Wang Gong held a banquet for Liu Laozhi and proclaimed him before the entire army as his elder brother. He entrusted Liu with his best troops and equipments to lead the vanguard with his fellow general Yan Yan (顏延). When Liu Laozhi reached Zhuli (竹里; north of present-day Jurong, Jiangsu), he had Yan Yan killed and surrendered to Sima Daozi before ordering his son, Liu Jingxuan and the Administrator of Dongguan, Gao Yazhi to launch a surprise attack on Wang Gong. Wang was leaving his city to review his troops at the time when he was ambushed and routed by Liu Jingxuan. Wang Gong tried to flee back into his city, but found that the gate had been closed by Gao Yazhi, forcing him to escape on horseback to Qu'a. Wang was not used to horseriding as he developed sores on his inner thigh. Along the way, he met his former official, Yin Que (殷確), who offered to bring him to Huan Xuan by boat. Wang Gong accepted, but when he arrived at Changtang Lake (長塘湖; in present-day Changzhou, Jiangsu), his whereabouts was reported by a merchant, and he was subsequently arrested.

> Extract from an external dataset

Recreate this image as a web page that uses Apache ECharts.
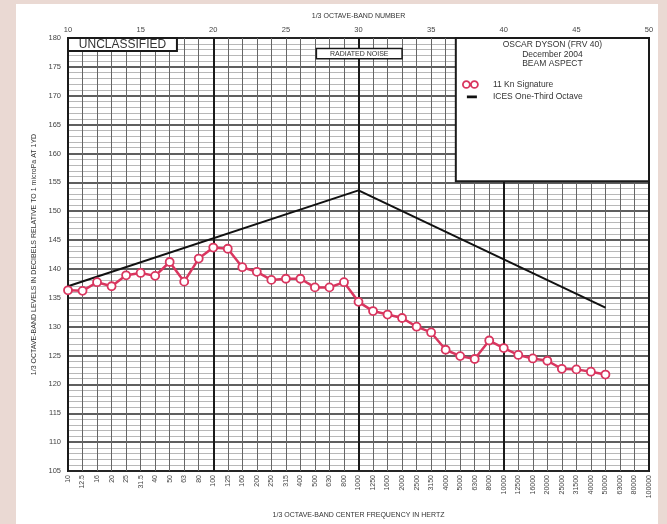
<!DOCTYPE html>
<html>
<head>
<meta charset="utf-8">
<script src="https://cdn.jsdelivr.net/npm/echarts@6/dist/echarts.min.js"></script>
<style>
  html, body { margin: 0; padding: 0; background: #ead9d3; }
  #chart { width: 667px; height: 524px; }
</style>
</head>
<body>
<div id="chart"></div>
<script>
  // 1/3 octave band numbers of the measured points
  const bands = [10, 11, 12, 13, 14, 15, 16, 17, 18, 19,
                 20, 21, 22, 23, 24, 25, 26, 27, 28, 29,
                 30, 31, 32, 33, 34, 35, 36, 37, 38, 39,
                 40, 41, 42, 43, 44, 45, 46, 47];
  // 11 Kn signature levels, dB re 1 uPa at 1 yd
  const signature = [136.3, 136.2, 137.7, 137.0, 138.9, 139.3, 138.8, 141.2, 137.8, 141.8,
                     143.7, 143.5, 140.3, 139.5, 138.1, 138.3, 138.3, 136.8, 136.8, 137.7,
                     134.3, 132.7, 132.1, 131.5, 130.0, 129.0, 126.0, 124.9, 124.4, 127.6,
                     126.3, 125.1, 124.5, 124.1, 122.7, 122.6, 122.2, 121.7];
  // ICES one-third octave limit
  const icesBands = [10, 30, 47];
  const icesLevels = [137.0, 153.6, 133.3];
  // bottom tick labels: centre frequency of band 10..50
  const freqLabels = ['10', '12.5', '16', '20', '25', '31.5', '40', '50', '63', '80',
                      '100', '125', '160', '200', '250', '315', '400', '500', '630', '800',
                      '1000', '1250', '1600', '2000', '2500', '3150', '4000', '5000', '6300', '8000',
                      '10000', '12500', '16000', '20000', '25000', '31500', '40000', '50000', '63000', '80000',
                      '100000'];

  const chart = echarts.init(document.getElementById('chart'));
  const labelColor = '#444';
  const red = '#d9365f';
  const font = 'Liberation Sans, Arial, sans-serif';

  // legend icons: two open rings joined by a short line / a short thick dash
  const ringsIcon = 'path://M0.5,3.5A3,3 0 1,0 6.5,3.5A3,3 0 1,0 0.5,3.5Z' +
                    'M6.5,3.5L7.5,3.5' +
                    'M7.5,3.5A3,3 0 1,0 13.5,3.5A3,3 0 1,0 7.5,3.5Z';
  const dashIcon = 'path://M0,0L0.01,0M4,2.5H14V5.2H4ZM15,7L14.99,7';

  const option = {
    animation: false,
    textStyle: { fontFamily: font },
    graphic: [
      {
        type: 'rect', z: -10, silent: true,
        shape: { x: 16, y: 4, width: 642, height: 520 },
        style: { fill: '#ffffff' }
      }
    ],
    legend: {
      orient: 'vertical',
      left: 462,
      top: 80,
      padding: 0,
      itemGap: 3,
      itemWidth: 15,
      itemHeight: 7,
      textStyle: { fontSize: 8.5, color: '#333', padding: [0, 0, 0, 10] },
      data: [
        { name: '11 Kn Signature', icon: ringsIcon,
          itemStyle: { color: '#fff', borderColor: red, borderWidth: 1.8 } },
        { name: 'ICES One-Third Octave', icon: dashIcon,
          itemStyle: { color: '#111', borderWidth: 0 } }
      ]
    },
    grid: {
      left: 68, right: 18, top: 38, bottom: 52,
      show: true,
      borderColor: '#1a1a1a',
      borderWidth: 2
    },
    xAxis: [
      {
        type: 'value', position: 'bottom',
        min: 10, max: 50, interval: 1,
        name: '1/3 OCTAVE-BAND CENTER FREQUENCY IN HERTZ',
        nameLocation: 'middle', nameGap: 41,
        nameTextStyle: { fontSize: 7, color: '#333' },
        axisLine: { show: false },
        axisTick: { show: false },
        axisLabel: {
          rotate: 90, margin: 4, fontSize: 7, color: labelColor,
          formatter: (v) => freqLabels[v - 10]
        },
        splitLine: { show: true, lineStyle: { color: '#666', width: 1 } }
      },
      {
        type: 'value', position: 'top',
        min: 10, max: 50, interval: 5,
        name: '1/3 OCTAVE-BAND NUMBER',
        nameLocation: 'middle', nameGap: 18,
        nameTextStyle: { fontSize: 7, color: '#333' },
        axisLine: { show: false },
        axisTick: { show: false },
        axisLabel: { margin: 4, fontSize: 7.5, color: labelColor },
        splitLine: { show: false }
      },
      {
        type: 'value', position: 'top',
        min: 10, max: 50, interval: 10,
        axisLine: { show: false },
        axisTick: { show: false },
        axisLabel: { show: false },
        splitLine: { show: true, lineStyle: { color: '#1a1a1a', width: 2 } }
      }
    ],
    yAxis: {
      type: 'value',
      min: 105, max: 180, interval: 5,
      name: '1/3 OCTAVE-BAND LEVELS IN DECIBELS RELATIVE TO 1 microPa AT 1YD',
      nameLocation: 'middle', nameGap: 28,
      nameTextStyle: { fontSize: 7, color: '#333' },
      axisLine: { show: false },
      axisTick: { show: false },
      axisLabel: { margin: 7, fontSize: 7.5, color: labelColor },
      splitLine: { show: true, lineStyle: { color: '#2a2a2a', width: 1.6 } },
      minorTick: { show: false, splitNumber: 5 },
      minorSplitLine: { show: true, lineStyle: { color: '#b8b8b8', width: 1 } }
    },
    series: [
      {
        name: 'ICES One-Third Octave',
        type: 'line',
        xAxisIndex: 0,
        symbol: 'none',
        lineStyle: { color: '#111', width: 2 },
        itemStyle: { color: '#111' },
        data: icesBands.map((b, i) => [b, icesLevels[i]]),
        markArea: {
          silent: true,
          data: [
            [
              {
                coord: [36.7, 155.2],
                itemStyle: { color: '#fff', borderColor: '#1a1a1a', borderWidth: 2 },
                label: {
                  show: true, position: 'insideTop', distance: 3,
                  fontSize: 8.5, lineHeight: 9.5, color: '#333',
                  formatter: 'OSCAR DYSON (FRV 40)\nDecember 2004\nBEAM ASPECT'
                }
              },
              { coord: [50, 180] }
            ],
            [
              {
                coord: [10, 177.75],
                itemStyle: { color: '#fff', borderColor: '#1a1a1a', borderWidth: 2 },
                label: {
                  show: true, position: 'inside',
                  fontSize: 12, color: '#333',
                  formatter: 'UNCLASSIFIED'
                }
              },
              { coord: [17.5, 180] }
            ],
            [
              {
                coord: [27.1, 176.4],
                itemStyle: { color: '#fff', borderColor: '#1a1a1a', borderWidth: 1.5 },
                label: {
                  show: true, position: 'inside',
                  fontSize: 7, color: '#333',
                  formatter: 'RADIATED NOISE'
                }
              },
              { coord: [33.0, 178.2] }
            ]
          ]
        }
      },
      {
        name: '11 Kn Signature',
        type: 'line',
        xAxisIndex: 0,
        symbol: 'circle',
        symbolSize: 8,
        lineStyle: { color: red, width: 2.5 },
        itemStyle: { color: '#fff', borderColor: red, borderWidth: 1.8 },
        data: bands.map((b, i) => [b, signature[i]])
      }
    ]
  };

  chart.setOption(option);
</script>
</body>
</html>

== Death and posthumous honours ==
Wang Gong was sent to Jiankang and executed at Ni Dyke (倪塘; in present-day Jurong, Jiangsu). Prior to his execution, Wang Gong was said to have shown no fear, reciting Buddhist scriptures and straightening his beard and sideburns. He said to his executioner, "I was blinded by trust, which led me to this predicament. My true intention had always been to uphold my loyalty to the state. My only wish now is for future generations to remember Wang Gong." Wang Gong's sons, brothers and followers were also executed, and after his death, his family was left impoverished, only possessing his books.

During his arrest, Wang Gong was able to meet a former colleague, the Magistrate of Hushu County, Dai Qizhi (戴耆之). He privately told Dai that he had a son, Wang Tanheng (王曇亨), who was not known to the public yet and was hiding at his wet nurse's home. He urged Dai to place his son under Huan Xuan's care, so Dai had him sent to Xiakou (夏口; in present-day Xinzhou, Wuhan). Huan Xuan raised Wang Tanheng and even built a funeral hall for him to mourn his father. After Huan Xuan defeated Sima Daozi and became Emperor An's regent in 402, he petitioned to the court to rehabilitate Wang Gong's image. Wang Gong was posthumously appointed Palace Attendant and Grand Protector, and was given the posthumous name of "Zhongjian" (忠簡).